Comment: While some consumers are opting for a domestic, rather than an international, destination, Brazil’s travel agencies—apparently more confident in the strength of the real—have begun offering more “last minute” and near-term sales, stretching out payments (without interest, usually) over 12 months. Since the line between a travel agency and a tour operator is fluid—they sometimes are house next together in the same office—these sales reflect a confidence on the part of the retail and wholesale sectors of the industry that the real will be stable.
Other Factors that Indirectly Affect Industry Performance: Retail sales in Brazil grew 3.1 percent in April compared to the same month of 2018. In the four-month period, the balance is positive by 2.5 percent.
—The official inflation rate in Brazil (IPCA) in the last 12 months is at 3.37 percent, below the target of 4.25 percent defined by the government for this year. This result was mainly due to the fall in prices of the “Food and beverages” and “transportation” groups, which together account for about 43 percent of household expenses.
—The unemployment rate in Brazil fell 3.14 percent compared to the same period last year, remaining at 12.3 percent. In January the rate was at 12 percent, reached 12.7 percent in March and decreased again according to the last data of May.
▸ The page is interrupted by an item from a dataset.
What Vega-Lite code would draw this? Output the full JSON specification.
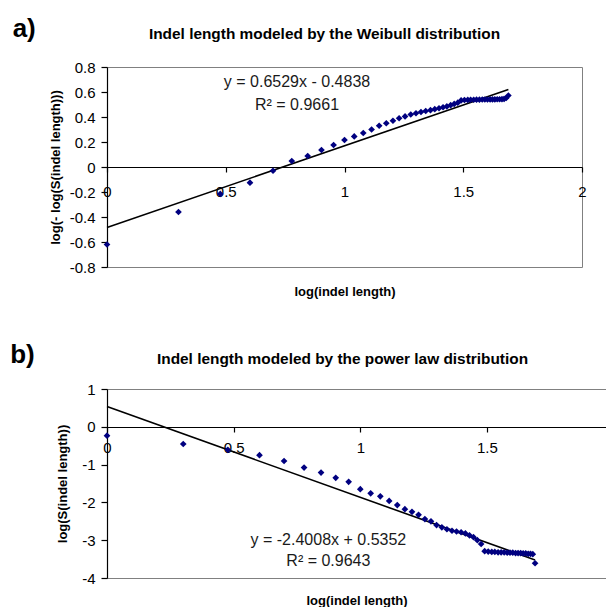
{
  "$schema": "https://vega.github.io/schema/vega-lite/v6.json",
  "background": "white",
  "padding": {"left": 10, "top": 16, "right": 0, "bottom": 0},
  "spacing": 43,
  "config": {
    "font": "Liberation Sans",
    "view": {"stroke": "#808080", "strokeWidth": 1},
    "axis": {"grid": false, "labelFont": "Liberation Sans", "labelFontSize": 15, "labelColor": "#000", "titleFont": "Liberation Sans", "titleFontSize": 13, "titleFontWeight": "bold", "titleColor": "#000", "domainColor": "#000", "tickColor": "#000", "domainWidth": 1.2, "tickWidth": 1.2, "labelExpr": "replace(datum.label, '−', '-')"},
    "title": {"font": "Liberation Sans", "color": "#000"}
  },
  "datasets": {
    "weibull": [
      {"x": 0, "y": -0.62}, {"x": 0.301, "y": -0.36}, {"x": 0.477, "y": -0.215}, {"x": 0.602, "y": -0.125},
      {"x": 0.699, "y": -0.03}, {"x": 0.778, "y": 0.048}, {"x": 0.845, "y": 0.088}, {"x": 0.903, "y": 0.136},
      {"x": 0.954, "y": 0.176}, {"x": 1.0, "y": 0.216}, {"x": 1.041, "y": 0.245}, {"x": 1.079, "y": 0.272},
      {"x": 1.114, "y": 0.3}, {"x": 1.146, "y": 0.33}, {"x": 1.176, "y": 0.35}, {"x": 1.204, "y": 0.37},
      {"x": 1.23, "y": 0.39}, {"x": 1.255, "y": 0.405}, {"x": 1.279, "y": 0.42}, {"x": 1.301, "y": 0.43},
      {"x": 1.322, "y": 0.44}, {"x": 1.342, "y": 0.448}, {"x": 1.362, "y": 0.455}, {"x": 1.38, "y": 0.463},
      {"x": 1.398, "y": 0.47}, {"x": 1.415, "y": 0.478}, {"x": 1.431, "y": 0.485}, {"x": 1.447, "y": 0.495},
      {"x": 1.462, "y": 0.505}, {"x": 1.477, "y": 0.515}, {"x": 1.491, "y": 0.533}, {"x": 1.505, "y": 0.536},
      {"x": 1.519, "y": 0.537}, {"x": 1.531, "y": 0.538}, {"x": 1.544, "y": 0.538}, {"x": 1.556, "y": 0.539},
      {"x": 1.568, "y": 0.539}, {"x": 1.58, "y": 0.54}, {"x": 1.591, "y": 0.54}, {"x": 1.602, "y": 0.54},
      {"x": 1.613, "y": 0.541}, {"x": 1.623, "y": 0.541}, {"x": 1.633, "y": 0.541}, {"x": 1.643, "y": 0.542},
      {"x": 1.653, "y": 0.542}, {"x": 1.663, "y": 0.543}, {"x": 1.672, "y": 0.545}, {"x": 1.681, "y": 0.552},
      {"x": 1.69, "y": 0.572}
    ],
    "power": [
      {"x": 0, "y": -0.235}, {"x": 0.301, "y": -0.455}, {"x": 0.477, "y": -0.61}, {"x": 0.602, "y": -0.75},
      {"x": 0.699, "y": -0.905}, {"x": 0.778, "y": -1.08}, {"x": 0.845, "y": -1.21}, {"x": 0.903, "y": -1.35},
      {"x": 0.954, "y": -1.455}, {"x": 1.0, "y": -1.65}, {"x": 1.041, "y": -1.76}, {"x": 1.079, "y": -1.84},
      {"x": 1.114, "y": -1.96}, {"x": 1.146, "y": -2.07}, {"x": 1.176, "y": -2.18}, {"x": 1.204, "y": -2.25},
      {"x": 1.23, "y": -2.33}, {"x": 1.255, "y": -2.44}, {"x": 1.279, "y": -2.5}, {"x": 1.301, "y": -2.6},
      {"x": 1.322, "y": -2.66}, {"x": 1.342, "y": -2.71}, {"x": 1.362, "y": -2.75}, {"x": 1.38, "y": -2.77},
      {"x": 1.398, "y": -2.79}, {"x": 1.415, "y": -2.82}, {"x": 1.431, "y": -2.87}, {"x": 1.447, "y": -2.92},
      {"x": 1.462, "y": -3.0}, {"x": 1.477, "y": -3.1}, {"x": 1.491, "y": -3.29}, {"x": 1.505, "y": -3.3},
      {"x": 1.519, "y": -3.31}, {"x": 1.531, "y": -3.31}, {"x": 1.544, "y": -3.32}, {"x": 1.556, "y": -3.32},
      {"x": 1.568, "y": -3.32}, {"x": 1.58, "y": -3.33}, {"x": 1.591, "y": -3.33}, {"x": 1.602, "y": -3.33},
      {"x": 1.613, "y": -3.34}, {"x": 1.623, "y": -3.34}, {"x": 1.633, "y": -3.34}, {"x": 1.643, "y": -3.35},
      {"x": 1.653, "y": -3.35}, {"x": 1.663, "y": -3.36}, {"x": 1.672, "y": -3.36}, {"x": 1.681, "y": -3.37},
      {"x": 1.69, "y": -3.61}
    ],
    "fitA": [{"x": 0, "y": -0.4838}, {"x": 1.69, "y": 0.6196}],
    "fitB": [{"x": 0, "y": 0.5352}, {"x": 1.69, "y": -3.5222}],
    "notesA": [{"x": 0.8, "y": 0.68, "label": "y = 0.6529x - 0.4838"}, {"x": 0.8, "y": 0.495, "label": "R² = 0.9661"}],
    "notesB": [{"x": 0.874, "y": -2.99, "label": "y = -2.4008x + 0.5352"}, {"x": 0.874, "y": -3.55, "label": "R² = 0.9643"}]
  },
  "vconcat": [
    {
      "title": {"text": "a)", "anchor": "start", "fontSize": 26, "fontWeight": "bold", "dx": -36, "dy": 20},
      "vconcat": [
        {
          "width": 475,
          "height": 200,
          "title": {"text": "Indel length modeled by the Weibull distribution", "fontSize": 15.4, "fontWeight": "bold", "anchor": "middle", "offset": 18, "dx": -20},
          "encoding": {
            "x": {"field": "x", "type": "quantitative", "scale": {"domain": [0, 2], "nice": false, "zero": false},
              "axis": {"title": "log(indel length)", "offset": -100, "values": [0, 0.5, 1, 1.5, 2], "format": "~g", "tickSize": 5, "labelPadding": 12, "titleY": 118, "labelFlush": false}},
            "y": {"field": "y", "type": "quantitative", "scale": {"domain": [-0.8, 0.8], "nice": false, "zero": false},
              "axis": {"title": "log(- log(S(indel length)))", "values": [-0.8, -0.6, -0.4, -0.2, 0, 0.2, 0.4, 0.6, 0.8], "format": "~g", "tickSize": 6, "labelPadding": 6, "titlePadding": 7}}
          },
          "layer": [
            {"data": {"name": "fitA"}, "mark": {"type": "line", "color": "#000", "strokeWidth": 1.6}, "encoding": {}},
            {"data": {"name": "weibull"}, "mark": {"type": "point", "shape": "diamond", "filled": true, "color": "#000080", "size": 45, "opacity": 1}, "encoding": {}},
            {"data": {"name": "notesA"}, "mark": {"type": "text", "fontSize": 16, "color": "#1a1a1a"}, "encoding": {"text": {"field": "label", "type": "nominal"}}}
          ]
        }
      ]
    },
    {
      "title": {"text": "b)", "anchor": "start", "fontSize": 26, "fontWeight": "bold", "dx": -46, "dy": 21},
      "vconcat": [
        {
          "width": 499,
          "height": 189,
          "title": {"text": "Indel length modeled by the power law distribution", "fontSize": 15.4, "fontWeight": "bold", "anchor": "middle", "offset": 15, "dx": -14},
          "encoding": {
            "x": {"field": "x", "type": "quantitative", "scale": {"domain": [0, 1.97], "nice": false, "zero": false},
              "axis": {"title": "log(indel length)", "offset": -151, "values": [0, 0.5, 1, 1.5], "format": "~g", "tickSize": 5, "labelPadding": 8, "titleY": 167, "labelFlush": false}},
            "y": {"field": "y", "type": "quantitative", "scale": {"domain": [-4, 1], "nice": false, "zero": false},
              "axis": {"title": "log(S(indel length))", "values": [-4, -3, -2, -1, 0, 1], "format": "~g", "tickSize": 6, "labelPadding": 6, "titlePadding": 12}}
          },
          "layer": [
            {"data": {"name": "fitB"}, "mark": {"type": "line", "color": "#000", "strokeWidth": 1.6}, "encoding": {}},
            {"data": {"name": "power"}, "mark": {"type": "point", "shape": "diamond", "filled": true, "color": "#000080", "size": 45, "opacity": 1}, "encoding": {}},
            {"data": {"name": "notesB"}, "mark": {"type": "text", "fontSize": 16, "color": "#1a1a1a"}, "encoding": {"text": {"field": "label", "type": "nominal"}}}
          ]
        }
      ]
    }
  ]
}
—The Consumer Confidence Index (ICC) in the city of São Paulo reached 117 points, which represents an increase of 3.1 percent over the same period last year, but a decrease of 3.9 percent compared to April. (São Paulo, the largest city in Brazil, is also the “economic capital” of Brazil.)
—On the other hand, the Retail Businessmen Confidence Index (ICEC) in the City of São Paulo is more optimistic, reaching 120.6 points, which means an increase of 5.41 percent compared to the previous year, but a decrease of 2.6 percent compared to April. ²
—Earlier this year, we reported that, after falling from the top spot in 2016 and 2017, Brazil reclaimed its position as the top source of international visitors to Miami.
—Brazilians also established themselves as the top international investors in purchases of real estate in the tri-county area (Miami-Dade, Broward and Palm Beach Counties) of Southeast Florida.
¹ See “Brazil’s recession worst on record,” BBC, March 7, 2017
² The ICC and ICEC range is from 0 to 200 points. The level from 100 to 200 points is considered optimistic and below 100 points, pessimistic. Although the indicators are from the city of São Paulo, they follow the trend of what is happening in the rest of the country since the largest city in Brazil represents 11 percent of the national GDP.